::: ROWS :::

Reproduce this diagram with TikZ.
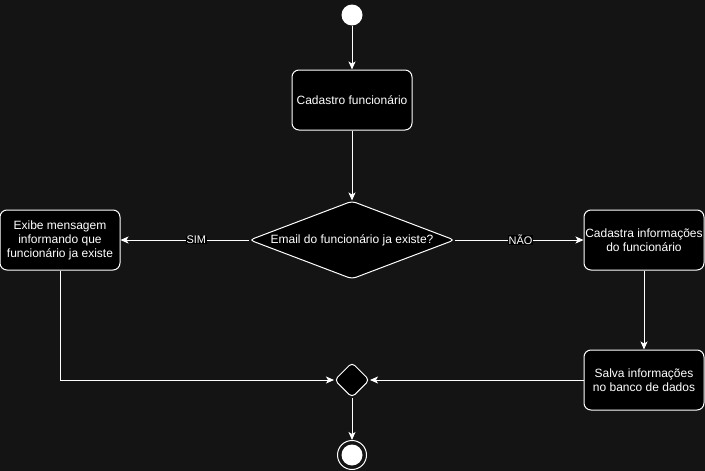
\documentclass[tikz,border=0pt]{standalone}
\usepackage{fontspec}
\setmainfont{Liberation Sans}
\usetikzlibrary{shapes.geometric,arrows.meta}
\definecolor{bg}{RGB}{20,20,20}
\begin{document}
\begin{tikzpicture}[x=1pt,y=-1pt,
  font=\fontsize{12}{14}\selectfont,
  box/.style={draw=white,fill=black,text=white,rounded corners=7pt,minimum width=120pt,minimum height=60pt,align=center,inner sep=1pt,line width=1pt},
  dec/.style={draw=white,fill=black,text=white,diamond,aspect=2.63,inner sep=0pt,minimum width=205pt,minimum height=78pt,rounded corners=4pt,line width=1pt},
  conn/.style={draw=white,line width=1pt,-{Stealth[length=8pt,width=7pt,inset=2pt]}},
  lbl/.style={fill=black,text=white,inner sep=0.5pt,font=\fontsize{11}{12}\selectfont}]
\fill[bg] (0,0) rectangle (705,471);
\useasboundingbox (0,0) rectangle (705,471);
\node[circle,fill=white,minimum size=21pt,inner sep=0pt] (start) at (352,15) {};
\node[box] (cad) at (352,100) {Cadastro funcionário};
\node[dec] (q) at (352,240) {Email do funcionário ja existe?};
\node[box] (exibe) at (60,240) {Exibe mensagem\\informando que\\funcionário ja existe};
\node[box] (cadinfo) at (644,240) {Cadastra informações\\do funcionário};
\node[box] (salva) at (644,380) {Salva informações\\no banco de dados};
\node[draw=white,fill=black,diamond,minimum width=35pt,minimum height=35pt,inner sep=0pt,rounded corners=4pt,line width=1pt] (merge) at (352,380) {};
\node[circle,draw=white,line width=1pt,minimum size=29pt,inner sep=0pt] (endo) at (352,455) {};
\node[circle,fill=white,minimum size=21pt,inner sep=0pt] (endi) at (352,455) {};
\draw[conn] (start) -- (cad);
\draw[conn] (cad) -- (q);
\draw[conn] (q) -- node[lbl,pos=0.41] {SIM} (exibe);
\draw[conn] (q) -- node[lbl,pos=0.51] {NÃO} (cadinfo);
\draw[conn] (cadinfo) -- (salva);
\draw[conn] (exibe.south) |- (merge.west);
\draw[conn] (salva) -- (merge);
\draw[conn] (merge) -- (endo);
\end{tikzpicture}
\end{document}
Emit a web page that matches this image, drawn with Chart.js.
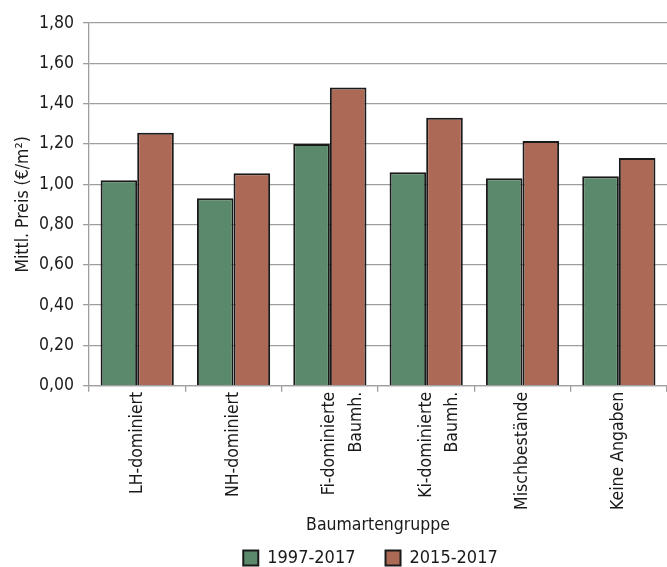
<!DOCTYPE html>
<html>
<head>
<meta charset="utf-8">
<script src="https://cdn.jsdelivr.net/npm/chart.js@4"></script>
<style>
  html, body { margin: 0; padding: 0; background: #ffffff; }
  #wrap { width: 667px; height: 567px; }
</style>
</head>
<body>
<div id="wrap"><canvas id="c" width="667" height="567"></canvas></div>
<script>
// Tree species groups and mean prices (€/m²)
const categories = [
  'LH-dominiert',
  'NH-dominiert',
  ['Fi-dominierte', 'Baumh.'],
  ['Ki-dominierte', 'Baumh.'],
  'Mischbestände',
  'Keine Angaben'
];
const seriesNames = ['1997-2017', '2015-2017'];
const price1997_2017 = [1.02, 0.93, 1.20, 1.06, 1.03, 1.04];
const price2015_2017 = [1.255, 1.055, 1.48, 1.33, 1.215, 1.13];

const FONT = "'DejaVu Sans Condensed', 'Liberation Sans', sans-serif";
const GREEN = '#5b896b';
const RED = '#ac6a56';
const INK = '#1a1a1a';
const GRID = '#9f9f9f';

Chart.defaults.font.family = FONT;
Chart.defaults.color = INK;

// Shift the legend so that it sits centred under the plot rather than the canvas
const legendUnderPlot = {
  id: 'legendUnderPlot',
  afterLayout(chart) {
    if (chart.legend) chart.legend.left = chart.chartArea.left - 15;
  }
};

new Chart(document.getElementById('c'), {
  type: 'bar',
  data: {
    labels: categories,
    datasets: [
      { label: seriesNames[0], data: price1997_2017, backgroundColor: GREEN,
        borderColor: INK, borderWidth: 2, borderSkipped: 'bottom' },
      { label: seriesNames[1], data: price2015_2017, backgroundColor: RED,
        borderColor: INK, borderWidth: 2, borderSkipped: 'bottom' }
    ]
  },
  options: {
    responsive: false,
    animation: false,
    devicePixelRatio: 1,
    layout: { padding: { top: 23, right: 0, left: 7, bottom: -10 } },
    datasets: { bar: { categoryPercentage: 0.76, barPercentage: 1.0 } },
    scales: {
      x: {
        grid: { offset: true, drawOnChartArea: false, color: GRID, lineWidth: 1.3, tickLength: 6 },
        border: { color: GRID, width: 1.3 },
        ticks: { minRotation: 90, maxRotation: 90, autoSkip: false,
                 font: { size: 17.5, lineHeight: 1.5 }, color: INK, padding: 0 },
        title: { display: true, text: 'Baumartengruppe', font: { size: 17.5 },
                 color: INK, padding: { top: 5, bottom: -17 } }
      },
      y: {
        min: 0, max: 1.8,
        grid: { color: GRID, lineWidth: 1.3, tickLength: 6 },
        border: { color: GRID, width: 1.3 },
        ticks: { stepSize: 0.2, font: { size: 17.5 }, color: INK, padding: 9,
                 callback: v => v.toFixed(2).replace('.', ',') },
        title: { display: true, text: 'Mittl. Preis (€/m²)', font: { size: 17.5 },
                 color: INK, padding: { top: 5.7, bottom: -3.7 } }
      }
    },
    plugins: {
      legend: {
        position: 'bottom',
        labels: { font: { size: 18 }, color: INK, boxWidth: 15, boxHeight: 15,
                  padding: 30 }
      },
      tooltip: { enabled: false }
    }
  },
  plugins: [legendUnderPlot]
});
</script>
</body>
</html>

:::

PROBLEM STATEMENT>
Omit any images, then output the listing exactly.

THE SOLUTION>
Reproduce this diagram with TikZ.
\documentclass[tikz,border=0pt]{standalone}
\usepackage{fontspec}
\setmainfont{Liberation Sans}
\usetikzlibrary{shapes.geometric,arrows.meta}
\definecolor{bg}{RGB}{20,20,20}
\begin{document}
\begin{tikzpicture}[x=1pt,y=-1pt,
  font=\fontsize{12}{14}\selectfont,
  box/.style={draw=white,fill=black,text=white,rounded corners=7pt,minimum width=120pt,minimum height=60pt,align=center,inner sep=1pt,line width=1pt},
  dec/.style={draw=white,fill=black,text=white,diamond,aspect=2.63,inner sep=0pt,minimum width=205pt,minimum height=78pt,rounded corners=4pt,line width=1pt},
  conn/.style={draw=white,line width=1pt,-{Stealth[length=8pt,width=7pt,inset=2pt]}},
  lbl/.style={fill=black,text=white,inner sep=0.5pt,font=\fontsize{11}{12}\selectfont}]
\fill[bg] (0,0) rectangle (705,471);
\useasboundingbox (0,0) rectangle (705,471);
\node[circle,fill=white,minimum size=21pt,inner sep=0pt] (start) at (352,15) {};
\node[box] (cad) at (352,100) {Cadastro funcionário};
\node[dec] (q) at (352,240) {Email do funcionário ja existe?};
\node[box] (exibe) at (60,240) {Exibe mensagem\\informando que\\funcionário ja existe};
\node[box] (cadinfo) at (644,240) {Cadastra informações\\do funcionário};
\node[box] (salva) at (644,380) {Salva informações\\no banco de dados};
\node[draw=white,fill=black,diamond,minimum width=35pt,minimum height=35pt,inner sep=0pt,rounded corners=4pt,line width=1pt] (merge) at (352,380) {};
\node[circle,draw=white,line width=1pt,minimum size=29pt,inner sep=0pt] (endo) at (352,455) {};
\node[circle,fill=white,minimum size=21pt,inner sep=0pt] (endi) at (352,455) {};
\draw[conn] (start) -- (cad);
\draw[conn] (cad) -- (q);
\draw[conn] (q) -- node[lbl,pos=0.41] {SIM} (exibe);
\draw[conn] (q) -- node[lbl,pos=0.51] {NÃO} (cadinfo);
\draw[conn] (cadinfo) -- (salva);
\draw[conn] (exibe.south) |- (merge.west);
\draw[conn] (salva) -- (merge);
\draw[conn] (merge) -- (endo);
\end{tikzpicture}
\end{document}
Emit a web page that matches this image, drawn with Chart.js.
<!DOCTYPE html>
<html>
<head>
<meta charset="utf-8">
<script src="https://cdn.jsdelivr.net/npm/chart.js@4"></script>
<style>
  html, body { margin: 0; padding: 0; background: #ffffff; }
  #wrap { width: 667px; height: 567px; }
</style>
</head>
<body>
<div id="wrap"><canvas id="c" width="667" height="567"></canvas></div>
<script>
// Tree species groups and mean prices (€/m²)
const categories = [
  'LH-dominiert',
  'NH-dominiert',
  ['Fi-dominierte', 'Baumh.'],
  ['Ki-dominierte', 'Baumh.'],
  'Mischbestände',
  'Keine Angaben'
];
const seriesNames = ['1997-2017', '2015-2017'];
const price1997_2017 = [1.02, 0.93, 1.20, 1.06, 1.03, 1.04];
const price2015_2017 = [1.255, 1.055, 1.48, 1.33, 1.215, 1.13];

const FONT = "'DejaVu Sans Condensed', 'Liberation Sans', sans-serif";
const GREEN = '#5b896b';
const RED = '#ac6a56';
const INK = '#1a1a1a';
const GRID = '#9f9f9f';

Chart.defaults.font.family = FONT;
Chart.defaults.color = INK;

// Shift the legend so that it sits centred under the plot rather than the canvas
const legendUnderPlot = {
  id: 'legendUnderPlot',
  afterLayout(chart) {
    if (chart.legend) chart.legend.left = chart.chartArea.left - 15;
  }
};

new Chart(document.getElementById('c'), {
  type: 'bar',
  data: {
    labels: categories,
    datasets: [
      { label: seriesNames[0], data: price1997_2017, backgroundColor: GREEN,
        borderColor: INK, borderWidth: 2, borderSkipped: 'bottom' },
      { label: seriesNames[1], data: price2015_2017, backgroundColor: RED,
        borderColor: INK, borderWidth: 2, borderSkipped: 'bottom' }
    ]
  },
  options: {
    responsive: false,
    animation: false,
    devicePixelRatio: 1,
    layout: { padding: { top: 23, right: 0, left: 7, bottom: -10 } },
    datasets: { bar: { categoryPercentage: 0.76, barPercentage: 1.0 } },
    scales: {
      x: {
        grid: { offset: true, drawOnChartArea: false, color: GRID, lineWidth: 1.3, tickLength: 6 },
        border: { color: GRID, width: 1.3 },
        ticks: { minRotation: 90, maxRotation: 90, autoSkip: false,
                 font: { size: 17.5, lineHeight: 1.5 }, color: INK, padding: 0 },
        title: { display: true, text: 'Baumartengruppe', font: { size: 17.5 },
                 color: INK, padding: { top: 5, bottom: -17 } }
      },
      y: {
        min: 0, max: 1.8,
        grid: { color: GRID, lineWidth: 1.3, tickLength: 6 },
        border: { color: GRID, width: 1.3 },
        ticks: { stepSize: 0.2, font: { size: 17.5 }, color: INK, padding: 9,
                 callback: v => v.toFixed(2).replace('.', ',') },
        title: { display: true, text: 'Mittl. Preis (€/m²)', font: { size: 17.5 },
                 color: INK, padding: { top: 5.7, bottom: -3.7 } }
      }
    },
    plugins: {
      legend: {
        position: 'bottom',
        labels: { font: { size: 18 }, color: INK, boxWidth: 15, boxHeight: 15,
                  padding: 30 }
      },
      tooltip: { enabled: false }
    }
  },
  plugins: [legendUnderPlot]
});
</script>
</body>
</html>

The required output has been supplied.